Source excerpt:
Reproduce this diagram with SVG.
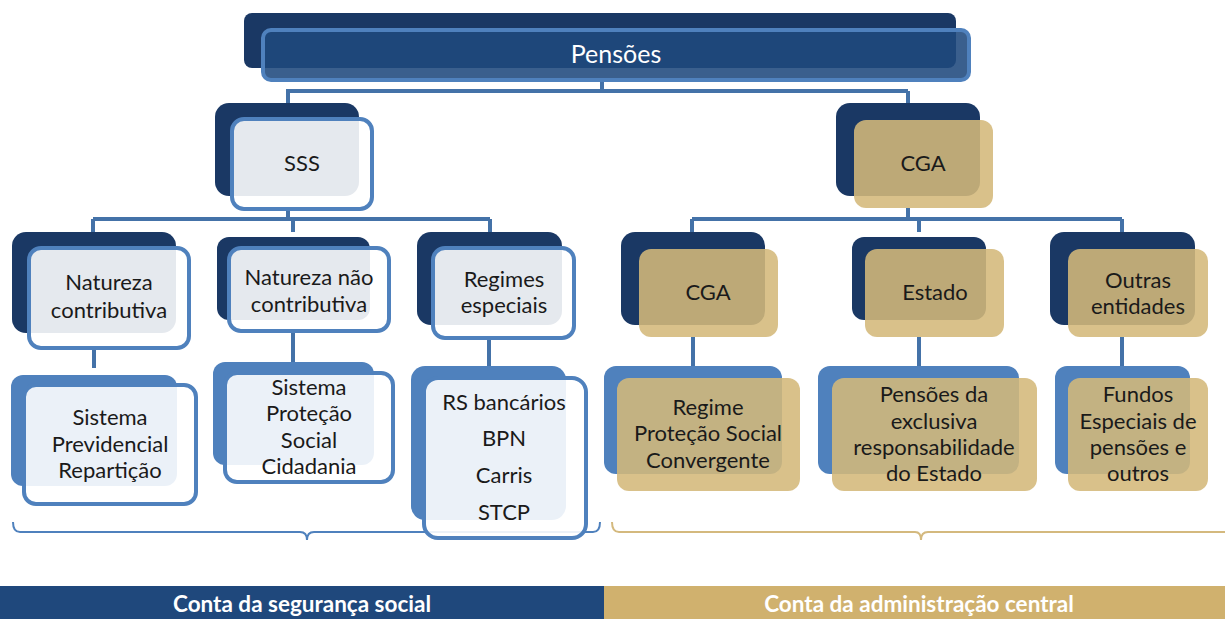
<svg xmlns="http://www.w3.org/2000/svg" width="1225" height="619" viewBox="0 0 1225 619">
<style>
.bg{fill:#ffffff}
.conn{fill:none;stroke:#4472A8;stroke-width:4}
.dark{fill:#1A3864}
.mid{fill:#4F81BD}
.fw{fill:#ffffff;fill-opacity:0.89;stroke:#4F81BD;stroke-width:4}
.ft{fill:#D4B87A;fill-opacity:0.88}
.fp{fill:#1F497D;fill-opacity:0.88;stroke:#4F81BD;stroke-width:4}
.t{font-family:Lato,"Open Sans",sans-serif;font-size:22px;fill:#1a1a1a;text-anchor:middle}
.tw{font-family:Lato,"Open Sans",sans-serif;font-size:25px;fill:#ffffff;text-anchor:middle}
.tb{font-family:Lato,"Open Sans",sans-serif;font-size:22.5px;font-weight:bold;fill:#ffffff;text-anchor:middle}
.braceB{fill:none;stroke:#4F81BD;stroke-width:2}
.braceG{fill:none;stroke:#D4B97E;stroke-width:2}
</style>
<rect class="bg" x="0" y="0" width="1225" height="619"/>
<g id="connectors">
<path class="conn" d="M602,80 V91 M286,91 H908 M288,91 V105 M908,91 V105"/>
<path class="conn" d="M288,209 V219 M93,219 H490 M93,219 V234 M293,219 V232 M490,219 V234"/>
<path class="conn" d="M94,348 V368 M293,331 V362 M489,338 V366"/>
<path class="conn" d="M908,208 V219 M692,219 H1122 M692,219 V234 M919,219 V232 M1122,219 V234"/>
<path class="conn" d="M693,337 V366 M919,337 V366 M1122,337 V366"/>
</g>
<g id="braces">
<path class="braceB" d="M13,522 Q13,532 20,532 H300 Q307,532 307,540 Q307,532 314,532 H593 Q600,532 600,522"/>
<path class="braceG" d="M612,522 Q612,532 619,532 H915 Q921,532 921,540 Q921,532 928,532 H1225"/>
</g>
<g id="n-pensoes">
<rect class="dark" x="244" y="13" width="712" height="55" rx="8"/>
<rect class="fp" x="263" y="30" width="706" height="50" rx="8"/>
<text class="tw" x="616" y="63">Pensões</text>
</g>
<g id="n-sss">
<rect class="dark" x="215" y="103" width="144" height="93" rx="14"/>
<rect class="fw" x="232" y="119" width="140" height="90" rx="12"/>
<text class="t" x="302" y="171">SSS</text>
</g>
<g id="n-cga">
<rect class="dark" x="836" y="103" width="144" height="93" rx="14"/>
<rect class="ft" x="854" y="120" width="139" height="88" rx="12"/>
<text class="t" x="923" y="171">CGA</text>
</g>
<g id="n-natcontr">
<rect class="dark" x="12" y="232" width="164" height="101" rx="14"/>
<rect class="fw" x="29" y="248" width="160" height="100" rx="12"/>
<text class="t" x="109" y="290">Natureza</text>
<text class="t" x="109" y="318">contributiva</text>
</g>
<g id="n-natnaocontr">
<rect class="dark" x="217" y="237" width="153" height="83" rx="12"/>
<rect class="fw" x="229" y="248" width="160" height="83" rx="12"/>
<text class="t" x="309" y="285">Natureza não</text>
<text class="t" x="309" y="312">contributiva</text>
</g>
<g id="n-regesp">
<rect class="dark" x="417" y="232" width="145" height="93" rx="14"/>
<rect class="fw" x="433" y="248" width="141" height="90" rx="12"/>
<text class="t" x="504" y="287">Regimes</text>
<text class="t" x="504" y="313">especiais</text>
</g>
<g id="n-cga2">
<rect class="dark" x="621" y="232" width="144" height="93" rx="14"/>
<rect class="ft" x="639" y="249" width="139" height="88" rx="12"/>
<text class="t" x="708" y="300">CGA</text>
</g>
<g id="n-estado">
<rect class="dark" x="852" y="237" width="134" height="83" rx="12"/>
<rect class="ft" x="865" y="249" width="139" height="88" rx="12"/>
<text class="t" x="935" y="300">Estado</text>
</g>
<g id="n-outras">
<rect class="dark" x="1050" y="232" width="145" height="93" rx="14"/>
<rect class="ft" x="1068" y="249" width="140" height="88" rx="12"/>
<text class="t" x="1138" y="288">Outras</text>
<text class="t" x="1138" y="314">entidades</text>
</g>
<g id="n-spr">
<rect class="mid" x="11" y="375" width="166" height="111" rx="12"/>
<rect class="fw" x="24" y="385" width="172" height="119" rx="12"/>
<text class="t" x="110" y="425">Sistema</text>
<text class="t" x="110" y="452">Previdencial</text>
<text class="t" x="110" y="478">Repartição</text>
</g>
<g id="n-spsc">
<rect class="mid" x="213" y="362" width="161" height="103" rx="12"/>
<rect class="fw" x="225" y="373" width="168" height="109" rx="12"/>
<text class="t" x="309" y="395">Sistema</text>
<text class="t" x="309" y="421">Proteção</text>
<text class="t" x="309" y="448">Social</text>
<text class="t" x="309" y="474">Cidadania</text>
</g>
<g id="n-rs">
<rect class="mid" x="411" y="366" width="155" height="154" rx="14"/>
<rect class="fw" x="424" y="378" width="162" height="160" rx="14"/>
<text class="t" x="504" y="410">RS bancários</text>
<text class="t" x="504" y="446">BPN</text>
<text class="t" x="504" y="483">Carris</text>
<text class="t" x="504" y="520">STCP</text>
</g>
<g id="n-rpsc">
<rect class="mid" x="604" y="366" width="178" height="108" rx="12"/>
<rect class="ft" x="617" y="378" width="183" height="113" rx="12"/>
<text class="t" x="708" y="415">Regime</text>
<text class="t" x="708" y="441">Proteção Social</text>
<text class="t" x="708" y="468">Convergente</text>
</g>
<g id="n-pere">
<rect class="mid" x="818" y="366" width="201" height="108" rx="12"/>
<rect class="ft" x="832" y="378" width="205" height="113" rx="12"/>
<text class="t" x="934" y="402">Pensões da</text>
<text class="t" x="934" y="429">exclusiva</text>
<text class="t" x="934" y="455">responsabilidade</text>
<text class="t" x="934" y="481">do Estado</text>
</g>
<g id="n-fundos">
<rect class="mid" x="1055" y="366" width="135" height="108" rx="12"/>
<rect class="ft" x="1068" y="378" width="140" height="113" rx="12"/>
<text class="t" x="1138" y="402">Fundos</text>
<text class="t" x="1138" y="429">Especiais de</text>
<text class="t" x="1138" y="455">pensões e</text>
<text class="t" x="1138" y="481">outros</text>
</g>
<g id="bars">
<rect x="0" y="586" width="604" height="33" fill="#1F487C"/>
<rect x="604" y="586" width="621" height="33" fill="#D0B16E"/>
<text class="tb" x="302" y="612">Conta da segurança social</text>
<text class="tb" x="919" y="612">Conta da administração central</text>
</g>
</svg>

Written exercise: Make an exact copy of the listing above. Do not include the pictures.

Output of the task:
Reproduce this diagram with SVG.
<svg xmlns="http://www.w3.org/2000/svg" width="1225" height="619" viewBox="0 0 1225 619">
<style>
.bg{fill:#ffffff}
.conn{fill:none;stroke:#4472A8;stroke-width:4}
.dark{fill:#1A3864}
.mid{fill:#4F81BD}
.fw{fill:#ffffff;fill-opacity:0.89;stroke:#4F81BD;stroke-width:4}
.ft{fill:#D4B87A;fill-opacity:0.88}
.fp{fill:#1F497D;fill-opacity:0.88;stroke:#4F81BD;stroke-width:4}
.t{font-family:Lato,"Open Sans",sans-serif;font-size:22px;fill:#1a1a1a;text-anchor:middle}
.tw{font-family:Lato,"Open Sans",sans-serif;font-size:25px;fill:#ffffff;text-anchor:middle}
.tb{font-family:Lato,"Open Sans",sans-serif;font-size:22.5px;font-weight:bold;fill:#ffffff;text-anchor:middle}
.braceB{fill:none;stroke:#4F81BD;stroke-width:2}
.braceG{fill:none;stroke:#D4B97E;stroke-width:2}
</style>
<rect class="bg" x="0" y="0" width="1225" height="619"/>
<g id="connectors">
<path class="conn" d="M602,80 V91 M286,91 H908 M288,91 V105 M908,91 V105"/>
<path class="conn" d="M288,209 V219 M93,219 H490 M93,219 V234 M293,219 V232 M490,219 V234"/>
<path class="conn" d="M94,348 V368 M293,331 V362 M489,338 V366"/>
<path class="conn" d="M908,208 V219 M692,219 H1122 M692,219 V234 M919,219 V232 M1122,219 V234"/>
<path class="conn" d="M693,337 V366 M919,337 V366 M1122,337 V366"/>
</g>
<g id="braces">
<path class="braceB" d="M13,522 Q13,532 20,532 H300 Q307,532 307,540 Q307,532 314,532 H593 Q600,532 600,522"/>
<path class="braceG" d="M612,522 Q612,532 619,532 H915 Q921,532 921,540 Q921,532 928,532 H1225"/>
</g>
<g id="n-pensoes">
<rect class="dark" x="244" y="13" width="712" height="55" rx="8"/>
<rect class="fp" x="263" y="30" width="706" height="50" rx="8"/>
<text class="tw" x="616" y="63">Pensões</text>
</g>
<g id="n-sss">
<rect class="dark" x="215" y="103" width="144" height="93" rx="14"/>
<rect class="fw" x="232" y="119" width="140" height="90" rx="12"/>
<text class="t" x="302" y="171">SSS</text>
</g>
<g id="n-cga">
<rect class="dark" x="836" y="103" width="144" height="93" rx="14"/>
<rect class="ft" x="854" y="120" width="139" height="88" rx="12"/>
<text class="t" x="923" y="171">CGA</text>
</g>
<g id="n-natcontr">
<rect class="dark" x="12" y="232" width="164" height="101" rx="14"/>
<rect class="fw" x="29" y="248" width="160" height="100" rx="12"/>
<text class="t" x="109" y="290">Natureza</text>
<text class="t" x="109" y="318">contributiva</text>
</g>
<g id="n-natnaocontr">
<rect class="dark" x="217" y="237" width="153" height="83" rx="12"/>
<rect class="fw" x="229" y="248" width="160" height="83" rx="12"/>
<text class="t" x="309" y="285">Natureza não</text>
<text class="t" x="309" y="312">contributiva</text>
</g>
<g id="n-regesp">
<rect class="dark" x="417" y="232" width="145" height="93" rx="14"/>
<rect class="fw" x="433" y="248" width="141" height="90" rx="12"/>
<text class="t" x="504" y="287">Regimes</text>
<text class="t" x="504" y="313">especiais</text>
</g>
<g id="n-cga2">
<rect class="dark" x="621" y="232" width="144" height="93" rx="14"/>
<rect class="ft" x="639" y="249" width="139" height="88" rx="12"/>
<text class="t" x="708" y="300">CGA</text>
</g>
<g id="n-estado">
<rect class="dark" x="852" y="237" width="134" height="83" rx="12"/>
<rect class="ft" x="865" y="249" width="139" height="88" rx="12"/>
<text class="t" x="935" y="300">Estado</text>
</g>
<g id="n-outras">
<rect class="dark" x="1050" y="232" width="145" height="93" rx="14"/>
<rect class="ft" x="1068" y="249" width="140" height="88" rx="12"/>
<text class="t" x="1138" y="288">Outras</text>
<text class="t" x="1138" y="314">entidades</text>
</g>
<g id="n-spr">
<rect class="mid" x="11" y="375" width="166" height="111" rx="12"/>
<rect class="fw" x="24" y="385" width="172" height="119" rx="12"/>
<text class="t" x="110" y="425">Sistema</text>
<text class="t" x="110" y="452">Previdencial</text>
<text class="t" x="110" y="478">Repartição</text>
</g>
<g id="n-spsc">
<rect class="mid" x="213" y="362" width="161" height="103" rx="12"/>
<rect class="fw" x="225" y="373" width="168" height="109" rx="12"/>
<text class="t" x="309" y="395">Sistema</text>
<text class="t" x="309" y="421">Proteção</text>
<text class="t" x="309" y="448">Social</text>
<text class="t" x="309" y="474">Cidadania</text>
</g>
<g id="n-rs">
<rect class="mid" x="411" y="366" width="155" height="154" rx="14"/>
<rect class="fw" x="424" y="378" width="162" height="160" rx="14"/>
<text class="t" x="504" y="410">RS bancários</text>
<text class="t" x="504" y="446">BPN</text>
<text class="t" x="504" y="483">Carris</text>
<text class="t" x="504" y="520">STCP</text>
</g>
<g id="n-rpsc">
<rect class="mid" x="604" y="366" width="178" height="108" rx="12"/>
<rect class="ft" x="617" y="378" width="183" height="113" rx="12"/>
<text class="t" x="708" y="415">Regime</text>
<text class="t" x="708" y="441">Proteção Social</text>
<text class="t" x="708" y="468">Convergente</text>
</g>
<g id="n-pere">
<rect class="mid" x="818" y="366" width="201" height="108" rx="12"/>
<rect class="ft" x="832" y="378" width="205" height="113" rx="12"/>
<text class="t" x="934" y="402">Pensões da</text>
<text class="t" x="934" y="429">exclusiva</text>
<text class="t" x="934" y="455">responsabilidade</text>
<text class="t" x="934" y="481">do Estado</text>
</g>
<g id="n-fundos">
<rect class="mid" x="1055" y="366" width="135" height="108" rx="12"/>
<rect class="ft" x="1068" y="378" width="140" height="113" rx="12"/>
<text class="t" x="1138" y="402">Fundos</text>
<text class="t" x="1138" y="429">Especiais de</text>
<text class="t" x="1138" y="455">pensões e</text>
<text class="t" x="1138" y="481">outros</text>
</g>
<g id="bars">
<rect x="0" y="586" width="604" height="33" fill="#1F487C"/>
<rect x="604" y="586" width="621" height="33" fill="#D0B16E"/>
<text class="tb" x="302" y="612">Conta da segurança social</text>
<text class="tb" x="919" y="612">Conta da administração central</text>
</g>
</svg>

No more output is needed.